Friday, November 5, 2010

Assertiveness: How to Response When You Are Criticized

Being assertive in life will help you to handle the situations where people against your ideas or being attacked verbally in general. It is very important to be assertive when you are handling criticism. Actually assertiveness is a skill that you can learn and this article will give you some ideas how to develop your assertiveness.

There are three possible ways to response; passively, aggressively or assertively. If you are a passive person, you might not want to confront problems or people and dislike 'rocking the boat'. On the other hand, you might be very open and direct, ignore other people's feelings and probably do not want to take criticism if you are an aggressive person. However, both responses may not always be the best choices for handling criticism because someone may always loose or get hurt at the end. The best way to handle criticism is to be assertive that will enable you to state views/ opinions without upsetting others and it will bring 'win-win' situation at the end.

There are three assertive techniques for handling criticisms: Fogging, Negative Assertion, and Negative Inquiry.

Fogging: This is useful if there is some truth to the criticism or attacker is very angry. What you have to do is: Agreeing with any truth in criticism, e.g. "Yes I did come in late last night."; Agreeing with the possibility you could be wrong, e.g. "Yes, I might have come in late other nights this month."; Agreeing with attacker's logic, e.g. "Yes, I can understand why you think I'm selfish."; Accepting attacker's feelings, e.g. "I can understand why you are feeling angry with me."

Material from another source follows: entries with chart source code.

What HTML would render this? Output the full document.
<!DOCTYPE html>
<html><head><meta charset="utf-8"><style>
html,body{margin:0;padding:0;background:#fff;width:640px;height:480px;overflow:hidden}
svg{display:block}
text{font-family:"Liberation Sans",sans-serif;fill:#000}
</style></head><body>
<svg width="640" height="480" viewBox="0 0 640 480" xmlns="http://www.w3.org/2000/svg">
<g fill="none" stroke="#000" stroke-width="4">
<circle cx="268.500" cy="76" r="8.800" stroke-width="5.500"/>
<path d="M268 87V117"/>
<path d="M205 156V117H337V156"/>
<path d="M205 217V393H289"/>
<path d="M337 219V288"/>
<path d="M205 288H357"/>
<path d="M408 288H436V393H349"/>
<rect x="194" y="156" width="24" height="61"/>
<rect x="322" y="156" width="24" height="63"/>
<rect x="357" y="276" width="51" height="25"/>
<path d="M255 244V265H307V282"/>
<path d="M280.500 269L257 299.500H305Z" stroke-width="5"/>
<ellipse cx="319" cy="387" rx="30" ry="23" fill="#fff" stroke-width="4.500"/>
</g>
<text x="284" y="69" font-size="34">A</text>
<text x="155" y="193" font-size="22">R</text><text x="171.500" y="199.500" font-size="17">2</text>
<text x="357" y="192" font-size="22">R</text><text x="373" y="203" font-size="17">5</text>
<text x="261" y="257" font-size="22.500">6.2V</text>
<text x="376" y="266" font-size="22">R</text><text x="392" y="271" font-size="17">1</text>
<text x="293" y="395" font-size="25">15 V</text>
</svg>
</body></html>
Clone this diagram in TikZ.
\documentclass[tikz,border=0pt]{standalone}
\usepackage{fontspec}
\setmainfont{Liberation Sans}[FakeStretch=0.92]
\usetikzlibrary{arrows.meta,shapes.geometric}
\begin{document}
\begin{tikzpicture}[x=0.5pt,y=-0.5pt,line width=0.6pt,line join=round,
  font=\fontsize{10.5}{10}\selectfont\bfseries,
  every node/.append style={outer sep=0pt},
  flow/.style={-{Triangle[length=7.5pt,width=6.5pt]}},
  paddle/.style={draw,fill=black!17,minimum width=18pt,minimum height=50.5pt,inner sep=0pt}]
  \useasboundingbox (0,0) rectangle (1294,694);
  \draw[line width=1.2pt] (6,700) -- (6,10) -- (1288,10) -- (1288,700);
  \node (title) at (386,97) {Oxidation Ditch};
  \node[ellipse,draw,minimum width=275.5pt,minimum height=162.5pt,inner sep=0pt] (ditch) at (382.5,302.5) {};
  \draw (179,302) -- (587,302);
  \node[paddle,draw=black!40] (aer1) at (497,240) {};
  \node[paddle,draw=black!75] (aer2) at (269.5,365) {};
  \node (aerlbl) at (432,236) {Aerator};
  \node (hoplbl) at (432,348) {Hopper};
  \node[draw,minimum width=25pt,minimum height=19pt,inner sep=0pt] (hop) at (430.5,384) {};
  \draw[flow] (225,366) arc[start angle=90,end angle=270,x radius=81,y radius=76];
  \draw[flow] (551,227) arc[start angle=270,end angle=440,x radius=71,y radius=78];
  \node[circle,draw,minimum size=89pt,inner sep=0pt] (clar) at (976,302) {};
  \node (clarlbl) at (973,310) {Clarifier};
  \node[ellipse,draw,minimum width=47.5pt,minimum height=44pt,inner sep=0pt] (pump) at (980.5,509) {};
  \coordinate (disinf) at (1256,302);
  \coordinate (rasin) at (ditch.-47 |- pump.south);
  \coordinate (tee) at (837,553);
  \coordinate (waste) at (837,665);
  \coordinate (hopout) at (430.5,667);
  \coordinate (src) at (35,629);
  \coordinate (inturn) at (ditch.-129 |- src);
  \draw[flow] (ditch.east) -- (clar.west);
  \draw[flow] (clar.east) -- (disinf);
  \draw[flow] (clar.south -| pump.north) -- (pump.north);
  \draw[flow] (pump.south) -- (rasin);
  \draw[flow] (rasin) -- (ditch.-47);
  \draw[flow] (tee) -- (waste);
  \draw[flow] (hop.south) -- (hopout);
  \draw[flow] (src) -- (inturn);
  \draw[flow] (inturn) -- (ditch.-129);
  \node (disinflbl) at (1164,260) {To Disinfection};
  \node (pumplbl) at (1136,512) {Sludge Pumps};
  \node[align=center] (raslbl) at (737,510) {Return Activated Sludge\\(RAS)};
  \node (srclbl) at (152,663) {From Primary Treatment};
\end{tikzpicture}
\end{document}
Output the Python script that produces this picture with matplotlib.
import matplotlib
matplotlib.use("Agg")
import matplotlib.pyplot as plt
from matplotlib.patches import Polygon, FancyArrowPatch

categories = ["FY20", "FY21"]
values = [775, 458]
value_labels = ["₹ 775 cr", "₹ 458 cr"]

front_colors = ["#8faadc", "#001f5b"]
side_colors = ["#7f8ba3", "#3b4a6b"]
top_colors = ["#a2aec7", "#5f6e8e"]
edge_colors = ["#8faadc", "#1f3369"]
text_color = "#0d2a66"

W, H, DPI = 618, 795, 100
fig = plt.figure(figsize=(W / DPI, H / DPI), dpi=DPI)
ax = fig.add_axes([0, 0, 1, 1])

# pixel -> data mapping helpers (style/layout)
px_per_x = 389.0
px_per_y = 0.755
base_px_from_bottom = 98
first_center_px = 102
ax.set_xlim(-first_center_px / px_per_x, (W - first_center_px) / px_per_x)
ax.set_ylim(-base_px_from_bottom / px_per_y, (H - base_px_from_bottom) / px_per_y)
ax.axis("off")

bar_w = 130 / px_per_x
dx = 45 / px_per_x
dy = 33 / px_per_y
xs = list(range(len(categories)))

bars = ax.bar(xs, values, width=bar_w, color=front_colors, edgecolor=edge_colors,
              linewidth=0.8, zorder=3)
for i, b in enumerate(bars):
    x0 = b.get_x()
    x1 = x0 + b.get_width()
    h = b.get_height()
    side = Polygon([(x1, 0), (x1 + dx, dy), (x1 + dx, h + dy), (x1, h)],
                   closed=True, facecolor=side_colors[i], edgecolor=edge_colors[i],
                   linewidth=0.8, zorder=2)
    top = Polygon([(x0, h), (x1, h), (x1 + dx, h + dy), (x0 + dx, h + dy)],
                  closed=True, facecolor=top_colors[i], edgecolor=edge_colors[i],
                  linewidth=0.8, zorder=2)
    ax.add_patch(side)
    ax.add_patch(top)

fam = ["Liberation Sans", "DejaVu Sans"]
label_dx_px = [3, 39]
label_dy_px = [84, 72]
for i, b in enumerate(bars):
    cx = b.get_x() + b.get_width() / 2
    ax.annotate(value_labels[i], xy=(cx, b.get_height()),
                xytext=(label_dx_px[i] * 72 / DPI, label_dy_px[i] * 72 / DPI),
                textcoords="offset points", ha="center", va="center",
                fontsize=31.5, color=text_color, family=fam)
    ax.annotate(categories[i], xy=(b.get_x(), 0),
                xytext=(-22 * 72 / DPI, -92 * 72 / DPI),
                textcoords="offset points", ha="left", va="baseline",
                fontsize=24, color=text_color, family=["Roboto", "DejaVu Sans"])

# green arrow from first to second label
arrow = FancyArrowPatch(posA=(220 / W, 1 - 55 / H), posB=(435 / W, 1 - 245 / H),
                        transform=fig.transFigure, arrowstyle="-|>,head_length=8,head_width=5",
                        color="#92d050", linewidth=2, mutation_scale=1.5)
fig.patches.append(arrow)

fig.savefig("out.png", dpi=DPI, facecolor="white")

Negative Assertion: You may use this if you know for sure you have done something wrong. If you calmly admit mistake without excessive apologizing, both you and attacker can maintain dignity and anger of attacker is defused. For examples: Agreeing with criticism, e.g. "Yes, I do talk too much in class." or "Yes, I am moody sometimes."; Agreeing with the critic's values, e.g. "Yes, I should have worked harder." or "Yes, what I said last night was stupid."; You may say sorry only if you really are. An insincere apology can just make the situation worse.

Negative Inquiry: It is the best to use if you are not sure why you are being criticized or you suspect that the criticism is not based on factual evidence or you have a strong hunch that critic is trying to manipulate you. For example:

Other: "I think you're really selfish."
You: "Hhmm, can you give examples of how and when I've acted selfishly?"
Other: "I'm really disappointed at your performance in this project."
You: "Oh, can you tell me what I've done to disappoint you?"

If you practice and use these three techniques, you will be able to develop your assertiveness. You will be able to get your thoughts across and deal with a situation in a straightforward manner without harming others. Especially, it will let you work with other much better. You will be able to establish more effective relationships and confident in a relaxed way. You will be proactive - looks for solutions instead of blaming others. You will be able to admit mistakes without excessive apologizing.

In summary, when you behave assertively, you feel more comfortable with yourself, your self-esteem improves, you become more valued and respected, and your technical & professional abilities are highlighted by excellent interpersonal skills. After all, in most situations we have the choice to be passive, assertive, or aggressive. Being assertive will often be the best choice for you. Therefore, it will always be good to learn to be ASSERTIVE!